AJR  Columns :     FIRST AMENDMENT WATCH    
From AJR,   June 2000

Struggling with the Code   

Should computer encryption technology be considered speech?

By Jane Kirtley
Jane Kirtley (kirtl001@tc.umn.edu) is the Silha Professor of Media Ethics and Law at the University of Minnesota's School of Journalism and Mass Communications.     


Did you ever use a secret decoder ring to disguise written messages that you could pass surreptitiously to your classmates under the nose of your teacher? The message itself was speech. But what about the code?

Computer encryption scrambles plain text into incomprehensible gibberish. Encryption software directs computer circuitry to make the transformation, and a random string of numbers or letters serves as the "key" to decrypt it. The software can be communicated in a "source code" written in a high-level programming language like C, Java or Pascal. Source codes can't be read directly by a computer, but must first be translated into machine language.

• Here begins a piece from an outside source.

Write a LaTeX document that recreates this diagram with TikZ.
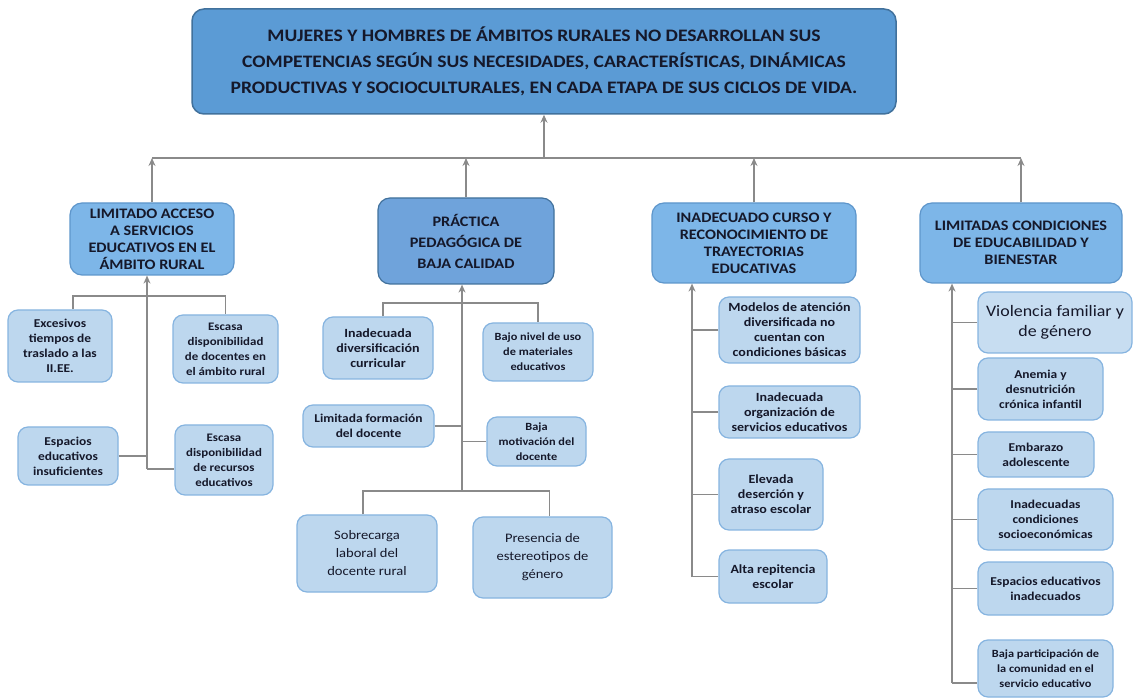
\documentclass[tikz,border=0pt]{standalone}
\usepackage{fontspec}
\setmainfont{Carlito}[FakeStretch=1.12]
\usetikzlibrary{arrows.meta}

\definecolor{topfill}{HTML}{5B9BD5}
\definecolor{topline}{HTML}{41719C}
\definecolor{catfill}{HTML}{7DB6E8}
\definecolor{catline}{HTML}{5E96CB}
\definecolor{cattwo}{HTML}{6FA3DB}
\definecolor{subfill}{HTML}{BDD7EE}
\definecolor{subline}{HTML}{86B4E0}
\definecolor{linkgray}{HTML}{8A8A8A}
\definecolor{ink}{HTML}{15182A}

\begin{document}
\begin{tikzpicture}[x=1pt, y=-1pt,
  efecto/.style={draw=topline, line width=1.5pt, fill=topfill, rounded corners=12pt, align=center,
    font=\fontsize{17.5}{26}\selectfont\bfseries, text=ink},
  causa/.style={draw=catline, line width=1.2pt, fill=catfill, rounded corners=12pt, align=center,
    font=\fontsize{14.5}{17}\selectfont\bfseries, text=ink},
  causados/.style={causa, draw=topline, fill=cattwo, font=\fontsize{14.5}{21}\selectfont\bfseries},
  sub/.style={draw=subline, line width=1.2pt, fill=subfill, rounded corners=10pt, align=center,
    font=\fontsize{#1}{15}\selectfont\bfseries, text=ink},
  sub/.default=12,
  subreg/.style={sub, font=\fontsize{#1}{18}\selectfont},
  subreg/.default=13,
  link/.style={draw=linkgray, line width=1.5pt},
  flecha/.style={link, -{Stealth[length=8pt, width=7pt]}}]
\useasboundingbox (0,0) rectangle (1136,700);

\node[efecto, minimum width=704pt, minimum height=105pt] (top) at (544,61.5)
  {MUJERES Y HOMBRES DE ÁMBITOS RURALES NO DESARROLLAN SUS\\COMPETENCIAS SEGÚN SUS NECESIDADES, CARACTERÍSTICAS, DINÁMICAS\\PRODUCTIVAS Y SOCIOCULTURALES, EN CADA ETAPA DE SUS CICLOS DE VIDA.};

\node[causa, minimum width=164pt, minimum height=72pt] (c1) at (152,239)
  {LIMITADO ACCESO\\A SERVICIOS\\EDUCATIVOS EN EL\\ÁMBITO RURAL};
\node[causados, minimum width=176pt, minimum height=86pt] (c2) at (466,241)
  {PRÁCTICA\\PEDAGÓGICA DE\\BAJA CALIDAD};
\node[causa, minimum width=204pt, minimum height=80pt] (c3) at (754,243)
  {INADECUADO CURSO Y\\RECONOCIMIENTO DE\\TRAYECTORIAS\\EDUCATIVAS};
\node[causa, minimum width=202pt, minimum height=80pt] (c4) at (1021,243)
  {LIMITADAS CONDICIONES\\DE EDUCABILIDAD Y\\BIENESTAR};

\coordinate (h) at (544,158);
\draw[link] (c1.north |- h) -- (c4.north |- h);
\draw[flecha] (h) -- (top.south);
\foreach \c in {c1,c2,c3,c4}
  \draw[flecha] (\c.north) -- (\c.north |- h);

% limitado acceso
\node[sub, minimum width=104pt, minimum height=72pt] (s11) at (60,346) {Excesivos\\tiempos de\\traslado a las\\II.EE.};
\node[sub=11.5, minimum width=105pt, minimum height=68pt] (s12) at (225.5,349) {Escasa\\disponibilidad\\de docentes en\\el ámbito rural};
\node[sub, minimum width=100pt, minimum height=58pt] (s13) at (68,456) {Espacios\\educativos\\insuficientes};
\node[sub=11.5, minimum width=98pt, minimum height=70pt] (s14) at (224,460) {Escasa\\disponibilidad\\de recursos\\educativos};
\coordinate (t1) at (147,469);
\coordinate (j1) at (147,296);
\draw[flecha] (t1) -- (t1 |- c1.south);
\draw[link] ([xshift=13pt]s11.north) |- (j1) -| (s12.north);
\draw[link] (s13.east) -- (s13.east -| t1);
\draw[link] (t1) -- (t1 -| s14.west);

% practica pedagogica
\node[sub=12.5, minimum width=110pt, minimum height=62pt] (s21) at (378,348) {Inadecuada\\diversificación\\curricular};
\node[sub=11, minimum width=110pt, minimum height=58pt] (s22) at (538,352) {Bajo nivel de uso\\de materiales\\educativos};
\node[sub, minimum width=131pt, minimum height=42pt] (s23) at (368.5,426) {Limitada formación\\del docente};
\node[sub=11, minimum width=99pt, minimum height=49pt] (s24) at (536.5,441.5) {Baja\\motivación del\\docente};
\node[subreg, minimum width=140pt, minimum height=77pt] (s25) at (367,553.5) {Sobrecarga\\laboral del\\docente rural};
\node[subreg, minimum width=139pt, minimum height=81pt] (s26) at (542.5,557.5) {Presencia de\\estereotipos de\\género};
\coordinate (t2) at (462,491);
\coordinate (j2) at (462,303);
\draw[flecha] (t2) -- (t2 |- c2.south);
\draw[link] ([xshift=5pt]s21.north) |- (j2) -| (s22.north);
\draw[link] (s23.east) -- (s23.east -| t2);
\draw[link] (s24.west) -- (s24.west -| t2);
\draw[link] ([xshift=-4pt]s25.north) |- (t2) -| ([xshift=7pt]s26.north);

% trayectorias
\node[sub=12.5, minimum width=141pt, minimum height=66pt] (s31) at (789.5,330) {Modelos de atención\\diversificada no\\cuentan con\\condiciones básicas};
\node[sub=12.5, minimum width=141pt, minimum height=52pt] (s32) at (789.5,412) {Inadecuada\\organización de\\servicios educativos};
\node[sub=12.5, minimum width=104pt, minimum height=71pt] (s33) at (771,494.5) {Elevada\\deserción y\\atraso escolar};
\node[sub=12.5, minimum width=108pt, minimum height=53pt] (s34) at (773,576.5) {Alta repitencia\\escolar};
\coordinate (t3) at (692,577);
\draw[flecha] (t3) -- (t3 |- c3.south);
\foreach \s in {s31,s32,s33,s34}
  \draw[link] (\s.west) -- (\s.west -| t3);

% educabilidad
\node[sub, minimum width=154pt, minimum height=61pt, fill=subfill!85!white,
  font=\fontsize{16}{20.5}\selectfont] (s41) at (1055,322.5) {Violencia familiar y\\de género};
\node[sub, minimum width=125pt, minimum height=62pt] (s42) at (1040.5,389) {Anemia y\\desnutrición\\crónica infantil};
\node[sub, minimum width=116pt, minimum height=45pt] (s43) at (1036,454.5) {Embarazo\\adolescente};
\node[sub, minimum width=135pt, minimum height=61pt] (s44) at (1045.5,519.5) {Inadecuadas\\condiciones\\socioeconómicas};
\node[sub, minimum width=135pt, minimum height=53pt] (s45) at (1045.5,588.5) {Espacios educativos\\inadecuados};
\node[sub=11, minimum width=135pt, minimum height=57pt] (s46) at (1045.5,668.5) {Baja participación de\\la comunidad en el\\servicio educativo};
\coordinate (t4) at (952,683);
\draw[flecha] (t4) -- (t4 |- c4.south);
\foreach \s in {s41,s42,s43,s44,s45}
  \draw[link] (\s.west) -- (\s.west -| t4);
\draw[link] (t4) -- (t4 -| s46.west);
\end{tikzpicture}
\end{document}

The high-tech community says that encryption is essential to allow secure Internet transactions, as well as to permit the use of digital signatures to authenticate the identity of the sender. But is it speech?

Government regulations have controlled the export of encryption technology since at least World War II. The State Department classified encryption technologies as munitions, and their creators were required to obtain licenses before shipping them anywhere outside the United States and Canada. Even after the regulatory authority for nonmilitary encryptions shifted to the Commerce Department in 1996, posting most of these codes on the Internet remained forbidden under the theory that they could be used by hostile interests abroad. The Commerce Department relaxed the rule in mid-January to allow the posting of codes already in the public domain--that is, those that aren't government classified or business proprietary, a spokesman said.

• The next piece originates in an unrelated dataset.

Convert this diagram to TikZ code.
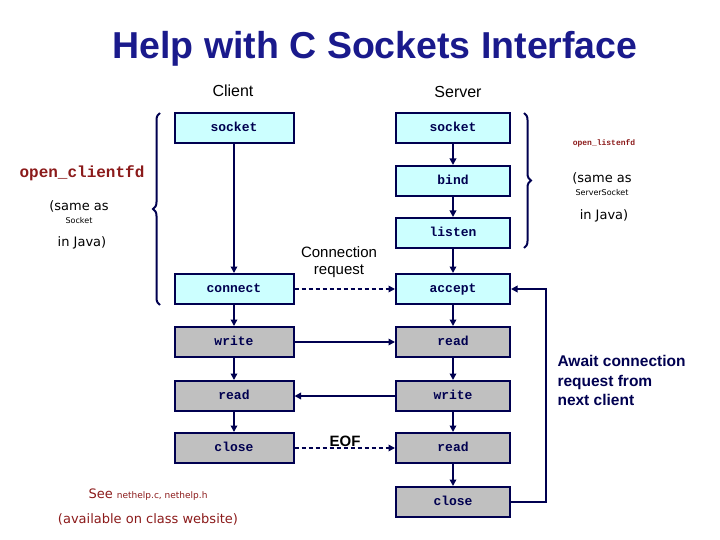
\documentclass[tikz,border=0pt]{standalone}
\usepackage{fontspec}
\setmainfont{Liberation Sans}
\setsansfont{Liberation Sans}
\setmonofont{Liberation Mono}
\newfontfamily\verd{DejaVu Sans}
\usetikzlibrary{arrows.meta,decorations.pathreplacing}
\definecolor{navy}{HTML}{000050}
\definecolor{titleblue}{HTML}{1A1A8C}
\definecolor{cyanbox}{HTML}{CCFFFF}
\definecolor{graybox}{HTML}{C0C0C0}
\definecolor{darkred}{HTML}{8B1A1A}
\tikzset{
  fbox/.style={draw=navy,line width=2pt,minimum width=119pt,minimum height=30pt,inner sep=0pt,text height=1.6ex,text depth=0.35ex,font=\ttfamily\bfseries\fontsize{13}{15}\selectfont,text=navy},
  cbox/.style={fbox,fill=cyanbox},
  gbox/.style={fbox,fill=graybox},
  conn/.style={draw=navy,line width=2pt,-{Triangle[length=6.5pt,width=6.5pt]}},
  dconn/.style={conn,dashed,dash pattern=on 4pt off 3pt},
  brc/.style={draw=navy,line width=2pt,decorate,decoration={brace,amplitude=7pt}}
}
\begin{document}
\begin{tikzpicture}[x=1pt,y=-1pt]
\useasboundingbox (0,0) rectangle (720,540);
\node[font=\bfseries\fontsize{37.5}{40}\selectfont,text=titleblue] (title) at (375,49) {Help with C Sockets Interface};
\node[font=\fontsize{16}{18}\selectfont] (client) at (233,91) {Client};
\node[font=\fontsize{16}{18}\selectfont] (server) at (458,92) {Server};
% client boxes
\node[cbox] (csock) at (234,128) {socket};
\node[cbox] (cconn) at (234,289) {connect};
\node[gbox] (cwrite) at (234,342) {write};
\node[gbox] (cread) at (234,396) {read};
\node[gbox] (cclose) at (234,448) {close};
% server boxes
\node[cbox,minimum width=114pt] (ssock) at (453,128) {socket};
\node[cbox,minimum width=114pt] (sbind) at (453,181) {bind};
\node[cbox,minimum width=114pt] (slisten) at (453,233) {listen};
\node[cbox,minimum width=114pt] (saccept) at (453,289) {accept};
\node[gbox,minimum width=114pt] (sread) at (453,342) {read};
\node[gbox,minimum width=114pt] (swrite) at (453,396) {write};
\node[gbox,minimum width=114pt] (sread2) at (453,448) {read};
\node[gbox,minimum width=114pt] (sclose) at (453,502) {close};
% arrows client
\draw[conn] (csock) -- (cconn);
\draw[conn] (cconn) -- (cwrite);
\draw[conn] (cwrite) -- (cread);
\draw[conn] (cread) -- (cclose);
% arrows server
\draw[conn] (ssock) -- (sbind);
\draw[conn] (sbind) -- (slisten);
\draw[conn] (slisten) -- (saccept);
\draw[conn] (saccept) -- (sread);
\draw[conn] (sread) -- (swrite);
\draw[conn] (swrite) -- (sread2);
\draw[conn] (sread2) -- (sclose);
% cross
\draw[dconn] (cconn) -- (saccept);
\draw[conn] (cwrite) -- (sread);
\draw[conn] (swrite) -- (cread);
\draw[dconn] (cclose) -- (sread2);
\coordinate (lp1) at (546,502);
\coordinate (lp2) at (546,289);
\draw[conn] (sclose.east) -- (lp1) -- (lp2) -- (saccept.east);
\node[font=\fontsize{15}{17}\selectfont,align=center] (creq) at (339,262) {Connection\\request};
\node[font=\bfseries\fontsize{15}{17}\selectfont] (eof) at (345,441) {EOF};
% braces
\coordinate (lb1) at (160,305);
\coordinate (lb2) at (160,113);
\draw[brc] (lb1) -- (lb2);
\coordinate (rb1) at (524,113);
\coordinate (rb2) at (524,248);
\draw[brc] (rb1) -- (rb2);
% left annotations
\node[font=\ttfamily\bfseries\fontsize{16}{18}\selectfont,text=darkred] (ocfd) at (82,173) {open\_clientfd};
\node[font=\verd\fontsize{13}{15}\selectfont] (sa1) at (79,206) {(same as};
\node[font=\verd\fontsize{8}{9}\selectfont] (sk1) at (79,221) {Socket};
\node[font=\verd\fontsize{13}{15}\selectfont] (ij1) at (82,243) {in Java)};
% right annotations
\node[font=\ttfamily\bfseries\fontsize{8}{9}\selectfont,text=darkred] (olfd) at (604,143) {open\_listenfd};
\node[font=\verd\fontsize{13}{15}\selectfont] (sa2) at (602,178) {(same as};
\node[font=\verd\fontsize{8}{9}\selectfont] (sk2) at (602,193) {ServerSocket};
\node[font=\verd\fontsize{13}{15}\selectfont] (ij2) at (604,216) {in Java)};
% await
\node[font=\bfseries\fontsize{15.5}{19.5}\selectfont,text=navy,align=left,anchor=north west] (await) at (554,352) {Await connection\\request from\\next client};
% see
\node[font=\verd\fontsize{13}{15}\selectfont,text=darkred] (see) at (148,495) {See {\fontsize{9}{10}\selectfont nethelp.c, nethelp.h}};
\node[font=\verd\fontsize{13}{15}\selectfont,text=darkred] (avail) at (148,519) {(available on class website)};
\end{tikzpicture}
\end{document}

But before the shift, two academics got caught up in the regulatory maelstrom. One of them, Daniel J. Bernstein, who teaches at the University of Illinois at Chicago, invented an encryption program he called Snuffle while he was a doctoral candidate in 1990 at the University of California, Berkeley. After Bernstein tried unsuccessfully to get an export license to publish the code on the Internet and elsewhere, he sued, claiming that the regulations acted as a prior restraint and violated his First Amendment rights. In 1997, a federal trial judge in California agreed, forbidding the government to enforce the regulations. The government appealed.

While Bernstein's case was making its way up to the federal appeals court, Peter D. Junger, a law professor at Case Western Reserve University, asked the Commerce Department to decide whether encryption source code he had written could be posted on his Web site. The government told him that, although he could publish his program in a textbook, he would have to get a license if he wanted to export it in electronic form.

Junger sued the government in federal court in Ohio. Unlike his California counterpart, U.S. District Judge James S. Gwin ruled in 1998 that encryption source code is created to do a specific task, not to communicate ideas, and therefore is not speech protected by the First Amendment.

In May 1999, a three-judge panel of the 9th U.S. Circuit Court of Appeals affirmed the trial court's finding that Bernstein's encryption codes are a form of scientific expression. This expression cannot be restrained under a scheme giving government officials virtually unlimited discretion to suppress it, the court said. The federal government promptly asked the court to rehear the case, which it agreed to do.

Shortly after, the 6th U.S. Circuit Court of Appeals considered Junger's challenge to the trial court's ruling against him. In early April, the three-judge panel unanimously reversed it, finding that encryption source code serves dual purposes, both expressive and functional. The trial court had incorrectly focused exclusively on its function of directing computer operations, the appellate panel found.

Source code is an "efficient and precise" way to communicate ideas about cryptography to those who can understand it, the court said, much like a musical score conveys expression to musicians, even though most others can't read it. The First Amendment protects expression even if it is not traditional speech, in forms such as artwork, music and verse. Computer source code is no different.

Having found that Junger's encryption source code was expressive speech, the 6th Circuit sent the case back to the trial court to determine whether the government's national security concerns can justify the regulations. About a week after that decision, the 9th Circuit dismissed the government's appeal on

Bernstein's case, sending it back to the original District Court as well.

The government could still prevail if it can make its case. But for now, geeks rule. As does the First Amendment.